> WHAT NEEDS TO BE DONE
Take every line from the first down to the line with "(7,8) rectangle (379.5,383);" and set it down exactly, without the pictures.

> DATASET SECTION
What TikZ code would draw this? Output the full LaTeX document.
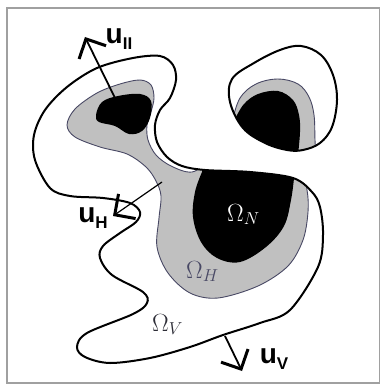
\documentclass[tikz,border=0pt]{standalone}
\usepackage{fontspec}
\newfontfamily\labelsans{Liberation Sans}
\usetikzlibrary{arrows.meta}
\definecolor{zonegray}{RGB}{192,192,192}
\definecolor{zoneedge}{RGB}{72,72,100}
\definecolor{framegray}{RGB}{160,160,160}
\definecolor{omegagray}{RGB}{45,45,55}

% velocity label: bold sans u with a lowered index
\newcommand{\velo}[1]{{\fontsize{28}{28}\selectfont u}\raisebox{-6pt}{\fontsize{17}{17}\selectfont #1}}
% outlines of the two fluid domains
\newcommand{\outerV}{plot[smooth cycle, tension=0.55] coordinates {(50,188) (35,160) (34,135) (45,110) (67,87) (97,68) (133,58) (160,56) (173,65) (176,80) (170,98) (160,110) (155,125) (157,142) (167,157) (182,166) (205,170) (250,172) (293,178) (312,192) (320,207) (323,235) (318,267) (290,310) (260,323) (223,335) (190,347) (150,358) (110,363) (85,357) (77,347) (87,333) (133,314) (147,303) (143,292) (112,275) (100,258) (103,246) (120,233) (136,222) (140,212) (130,203) (103,198) (70,196)}}
\newcommand{\outerR}{plot[smooth cycle, tension=0.6] coordinates {(280,50) (301,46) (321,55) (333,75) (337,100) (332,127) (320,143) (303,150) (287,150) (265,143) (243,128) (230,102) (232,79) (254,63)}}

\begin{document}
\begin{tikzpicture}[x=1pt, y=-1pt,
    outerline/.style={draw=black, line width=2pt},
    grayzone/.style={fill=zonegray, draw=zoneedge, line width=0.9pt},
    corezone/.style={fill=black},
    flowarrow/.style={-{Straight Barb[length=15pt, width=30pt, line width=3pt]}, line width=1.8pt},
    omegalabel/.style={anchor=base west, inner sep=0pt, font=\fontsize{26}{30}\selectfont},
    ulabel/.style={inner sep=0pt, font=\labelsans\bfseries}
]
    \useasboundingbox (0,0) rectangle (381,385);
    \draw[framegray, line width=1.5pt] (7,8) rectangle (379.5,383);

    % main domain
    \begin{scope}
        \clip \outerV;
        \path[grayzone] plot[smooth cycle, tension=0.55] coordinates {(120,84) (140,80) (151,85) (154,98) (151,112) (147,125) (148,140) (156,155) (171,166) (192,172) (215,160) (260,160) (300,168) (307,190) (308,212) (303,240) (288,266) (258,286) (218,298) (190,293) (168,273) (157,247) (159,218) (161,196) (156,181) (146,167) (127,154) (100,147) (75,137) (67,125) (75,109) (97,93)};
        \fill[corezone] (202,160) -- (295,165) -- plot[smooth, tension=0.6] coordinates {(294,178) (291,200) (284,226) (266,247) (240,262) (217,258) (201,242) (193,217) (195,192) (202,172)} -- cycle;
        \fill[corezone] plot[smooth cycle, tension=0.6] coordinates {(96,115) (102,102) (118,96) (140,94) (151,101) (150,118) (142,131) (129,134) (115,126) (99,122)};
    \end{scope}
    \draw[outerline] \outerV;

    % small domain on the right
    \begin{scope}
        \clip \outerR;
        \path[grayzone] (230,165) -- plot[smooth, tension=0.6] coordinates {(232,122) (240,98) (256,84) (278,79) (298,84) (309,97) (314,115) (315,140) (316,160)} -- cycle;
        \fill[corezone] (230,165) -- plot[smooth, tension=0.6] coordinates {(235,119) (244,104) (258,94) (278,91) (293,100) (299,115) (300,132) (298,155)} -- cycle;
    \end{scope}
    \draw[outerline] \outerR;

    % labels
    \node[omegalabel, text=white] (omegaN) at (227,221) {$\Omega_N$};
    \node[omegalabel, text=zoneedge] (omegaH) at (186,278) {$\Omega_H$};
    \node[omegalabel, text=omegagray] (omegaV) at (152,331) {$\Omega_V$};

    \node[ulabel] (labII) at (119,39) {\velo{II}};
    \node[ulabel] (labH) at (93,218) {\velo{H}};
    \node[ulabel] (labV) at (274,359) {\velo{V}};

    % velocity arrows
    \coordinate (baseII) at (117,102);
    \coordinate (tipII) at (85,37);
    \coordinate (baseH) at (162,182);
    \coordinate (tipH) at (113,216);
    \coordinate (baseV) at (225,336);
    \coordinate (tipV) at (242,371);
    \draw[flowarrow] (baseII) -- (tipII);
    \draw[flowarrow, line width=1.2pt] (baseH) -- (tipH);
    \draw[flowarrow] (baseV) -- (tipV);
\end{tikzpicture}
\end{document}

> TASK OUTPUT
What TikZ code would draw this? Output the full LaTeX document.
\documentclass[tikz,border=0pt]{standalone}
\usepackage{fontspec}
\newfontfamily\labelsans{Liberation Sans}
\usetikzlibrary{arrows.meta}
\definecolor{zonegray}{RGB}{192,192,192}
\definecolor{zoneedge}{RGB}{72,72,100}
\definecolor{framegray}{RGB}{160,160,160}
\definecolor{omegagray}{RGB}{45,45,55}

% velocity label: bold sans u with a lowered index
\newcommand{\velo}[1]{{\fontsize{28}{28}\selectfont u}\raisebox{-6pt}{\fontsize{17}{17}\selectfont #1}}
% outlines of the two fluid domains
\newcommand{\outerV}{plot[smooth cycle, tension=0.55] coordinates {(50,188) (35,160) (34,135) (45,110) (67,87) (97,68) (133,58) (160,56) (173,65) (176,80) (170,98) (160,110) (155,125) (157,142) (167,157) (182,166) (205,170) (250,172) (293,178) (312,192) (320,207) (323,235) (318,267) (290,310) (260,323) (223,335) (190,347) (150,358) (110,363) (85,357) (77,347) (87,333) (133,314) (147,303) (143,292) (112,275) (100,258) (103,246) (120,233) (136,222) (140,212) (130,203) (103,198) (70,196)}}
\newcommand{\outerR}{plot[smooth cycle, tension=0.6] coordinates {(280,50) (301,46) (321,55) (333,75) (337,100) (332,127) (320,143) (303,150) (287,150) (265,143) (243,128) (230,102) (232,79) (254,63)}}

\begin{document}
\begin{tikzpicture}[x=1pt, y=-1pt,
    outerline/.style={draw=black, line width=2pt},
    grayzone/.style={fill=zonegray, draw=zoneedge, line width=0.9pt},
    corezone/.style={fill=black},
    flowarrow/.style={-{Straight Barb[length=15pt, width=30pt, line width=3pt]}, line width=1.8pt},
    omegalabel/.style={anchor=base west, inner sep=0pt, font=\fontsize{26}{30}\selectfont},
    ulabel/.style={inner sep=0pt, font=\labelsans\bfseries}
]
    \useasboundingbox (0,0) rectangle (381,385);
    \draw[framegray, line width=1.5pt] (7,8) rectangle (379.5,383);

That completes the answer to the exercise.